* [WHAT IS REQUIRED] Retype the opening lines of the data exactly, stopping after the line that contains "import matplotlib.pyplot as plt". Skip every picture.

==== RECORDS PROVIDED

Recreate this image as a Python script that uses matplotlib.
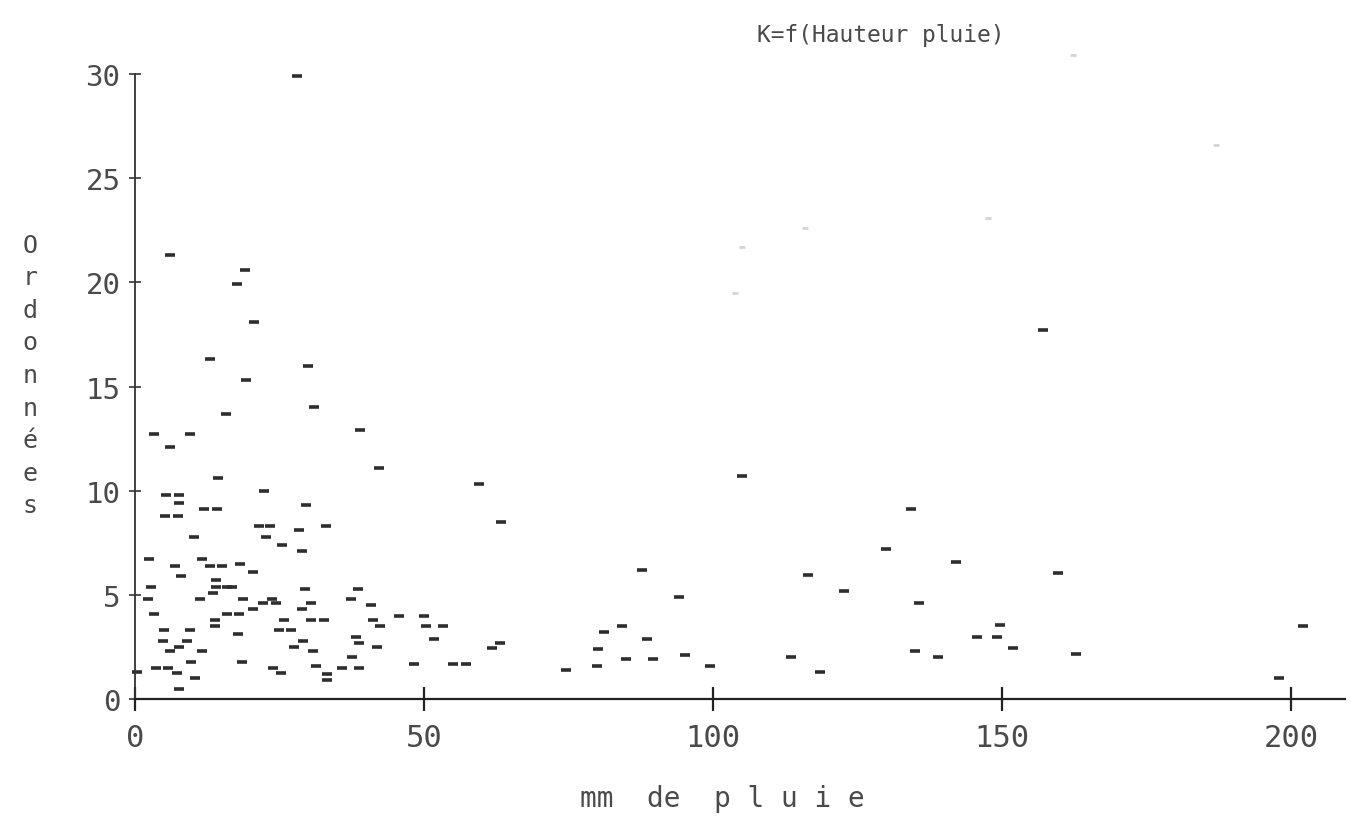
import matplotlib.pyplot as plt

# points (mm de pluie, K)
pluie = [28, 6, 19, 17.7, 20.6, 13.0, 29.9, 19.2,
         15.7, 31.0, 3.3, 9.5, 6.1, 38.9, 42.2, 14.4, 22.3, 5.4, 7.6, 7.6,
         5.2, 7.4, 11.9, 14.2, 29.6, 21.5, 23.4, 33.0, 22.7, 28.4, 25.4, 28.9,
         10.2, 2.4, 6.9, 11.6, 13.0, 15.1, 18.2, 20.4, 8.0, 14.0, 14.0, 13.5,
         15.9, 16.8, 2.8, 2.2, 29.4, 38.6, 11.2, 18.7, 23.7, 24.4, 22.1, 20.4,
         28.9, 30.4, 37.4, 40.8, 3.3, 15.9, 18.0, 13.8, 13.8, 25.8, 30.4, 32.7,
         41.2, 42.4, 45.7, 50.0, 50.3, 5.0, 9.5, 24.9, 27.0, 17.8, 38.2, 4.8,
         9.0, 29.1, 38.8, 27.5, 41.9, 7.6, 6.1, 11.6, 30.8, 37.5, 9.7, 18.5,
         31.3, 48.3, 3.6, 5.7, 23.9, 35.8, 38.8, 7.3, 25.3, 33.2, 10.4, 33.2,
         7.6, 0.3,
         53.3, 51.7, 61.8, 63.1, 55.0, 57.3, 74.6, 59.5, 63.3, 87.7, 94.1, 84.3,
         81.1, 88.6, 80.1, 79.9, 84.9, 89.6, 95.2, 99.5,
         105.0, 134.3, 129.9, 142.0, 116.4, 122.7, 135.6, 149.7, 145.7, 149.1,
         151.9, 135.0, 138.9, 113.5, 118.5,
         159.7, 162.8, 202.1, 197.9, 157.0]
K = [29.9, 21.3, 20.6, 19.9, 18.1, 16.3, 16.0, 15.3,
     13.7, 14.0, 12.7, 12.7, 12.1, 12.9, 11.1, 10.6, 10.0, 9.8, 9.8, 9.4,
     8.8, 8.8, 9.1, 9.1, 9.3, 8.3, 8.3, 8.3, 7.8, 8.1, 7.4, 7.1,
     7.8, 6.7, 6.4, 6.7, 6.4, 6.4, 6.5, 6.1, 5.9, 5.7, 5.4, 5.1,
     5.4, 5.4, 5.4, 4.8, 5.3, 5.3, 4.8, 4.8, 4.8, 4.6, 4.6, 4.3,
     4.3, 4.6, 4.8, 4.5, 4.1, 4.1, 4.1, 3.8, 3.5, 3.8, 3.8, 3.8,
     3.8, 3.5, 4.0, 4.0, 3.5, 3.3, 3.3, 3.3, 3.3, 3.1, 3.0, 2.8,
     2.8, 2.8, 2.7, 2.5, 2.5, 2.5, 2.3, 2.3, 2.3, 2.0, 1.8, 1.8,
     1.6, 1.7, 1.5, 1.5, 1.5, 1.5, 1.5, 1.25, 1.25, 1.2, 1.0, 0.9,
     0.5, 1.3,
     3.5, 2.9, 2.45, 2.7, 1.7, 1.7, 1.4, 10.3, 8.5, 6.2, 4.9, 3.5,
     3.2, 2.9, 2.4, 1.6, 1.9, 1.9, 2.1, 1.6,
     10.7, 9.1, 7.2, 6.6, 5.95, 5.2, 4.6, 3.55, 3.0, 3.0,
     2.45, 2.3, 2.0, 2.0, 1.3,
     6.05, 2.15, 3.5, 1.0, 17.7]

# points à peine imprimés (pâles)
pluie_pale = [162.3, 186.9, 147.6, 115.9, 105.0, 103.8]
K_pale = [30.9, 26.6, 23.1, 22.6, 21.7, 19.5]

x_ticks = [0, 50, 100, 150, 200]
x_labels = ["0", "50", "100", "150", "200"]
y_ticks = [0, 5, 10, 15, 20, 25, 30]
y_labels = ["0", "5", "10", "15", "20", "25", "30"]

police = "DejaVu Sans Mono"
gris = "#4a4a4a"

fig = plt.figure(figsize=(13.51, 8.20), dpi=100)
ax = fig.add_axes([0.0999, 0.1463, 0.8957, 0.7622])

ax.plot(pluie, K, ls="none", marker="_", ms=6.5, mew=2.6, color="#2e2e2e", clip_on=False)
ax.plot(pluie_pale, K_pale, ls="none", marker="_", ms=5, mew=2, color="#d4d4d4", clip_on=False)

ax.set_xlim(0, 209.3)
ax.set_ylim(0, 30)

for cote in ["top", "right"]:
    ax.spines[cote].set_visible(False)
ax.spines["left"].set_color("#333333")
ax.spines["bottom"].set_color("#222222")
ax.spines["left"].set_linewidth(1.3)
ax.spines["bottom"].set_linewidth(1.6)

ax.set_xticks(x_ticks)
ax.set_xticklabels(x_labels, fontfamily=police, fontsize=22, color=gris)
ax.set_yticks(y_ticks)
ax.set_yticklabels(y_labels, fontfamily=police, fontsize=21, color=gris)
ax.tick_params(axis="x", direction="inout", length=17, width=1.6, pad=9, colors="#222222")
ax.tick_params(axis="y", direction="inout", length=9, width=1.2, pad=6, colors="#333333")
for lab in ax.get_xticklabels() + ax.get_yticklabels():
    lab.set_color(gris)

fig.text(0.652, 0.957, "K=f(Hauteur pluie)", fontfamily=police, fontsize=16.5,
         color=gris, ha="center", va="center")
fig.text(0.535, 0.025, "mm  de  p l u i e", fontfamily=police, fontsize=20,
         color=gris, ha="center", va="center")
fig.text(0.022, 0.5415, "\n".join("Ordonnées"), fontfamily=police, fontsize=18,
         color=gris, ha="center", va="center", linespacing=1.45)

fig.savefig("out.png", dpi=100, facecolor="white")
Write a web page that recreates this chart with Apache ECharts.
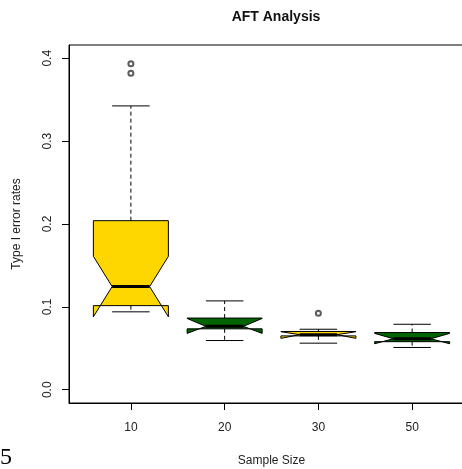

========

* [TASK SOLUTION]
Recreate this image as a Python script that uses matplotlib.
import matplotlib.pyplot as plt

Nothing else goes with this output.